HoiliDANGER! #4: Lily C.A.T. (1987)
The DANGER: Infectious "reverser", an extra terrestrial bacteria which transmogriphies human cellular tissue, transforming its hosts into ravenous masses of tentacles and teeth! Corrosive to space age alloys! Capable of inducing Legionnaire's Disease (?!) by propagating inside the lungs! Lies waiting in the vacuum of space for unfortunate spacecraft!
A generally well crafted product of Japanese animation, Lily C.A.T. is one of many films to be inspired by Ridley Scott's Alien. The amorphous monster's visual design was provided by the legendary Vampire Hunter D artist Yoshitaka Amano, fulfilling the role that H.R. Giger had for Scott.
Beyond a truly wild twist on the "malevolent android" trope found in the Alien franchise, Lily C.A.T. shows an impressive adherence to science fiction conceits. For one, the hibernation state that travelers on extended space voyages must enter halts the aging process. While this sounds appealing in and of itself, some of the film's most effective moments involve characters expressing the toll that a spacefaring career takes on them. One voyage, and you return to Earth to see that everyone you know has aged by decades. Two or more missions, and your every acquaintance is long dead, and the world has become socially and technologically unrecognizable. You are chronologically alienated.

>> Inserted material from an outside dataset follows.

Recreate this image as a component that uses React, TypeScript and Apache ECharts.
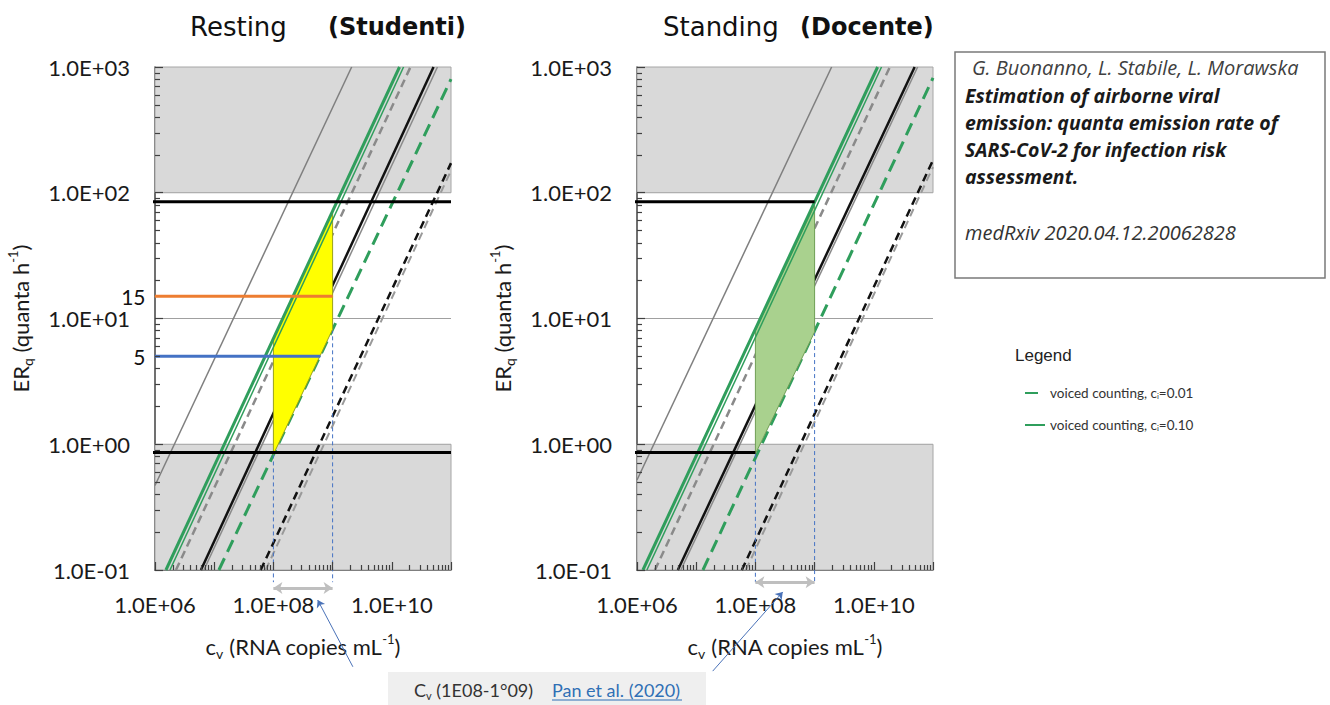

Another, smaller detail that shows that the artificial gravity produced by the film's spacecraft does little to mitigate the recoil of weapons. A discharge from a shotgun sends its wielder flying backward, with a bruised torso or broken ribs to show for it. It's impressive to see that the movie keeps this idea alive later in the film, when protagonists using jerry rigged flamethrowers slide backward when deploying them.
The movie features an unexpected subplot about stolen identities, an intruder who is not the alien bacteria, and has some impressive moments of horror and tension. Would make a great double bill with William Malone's Creature.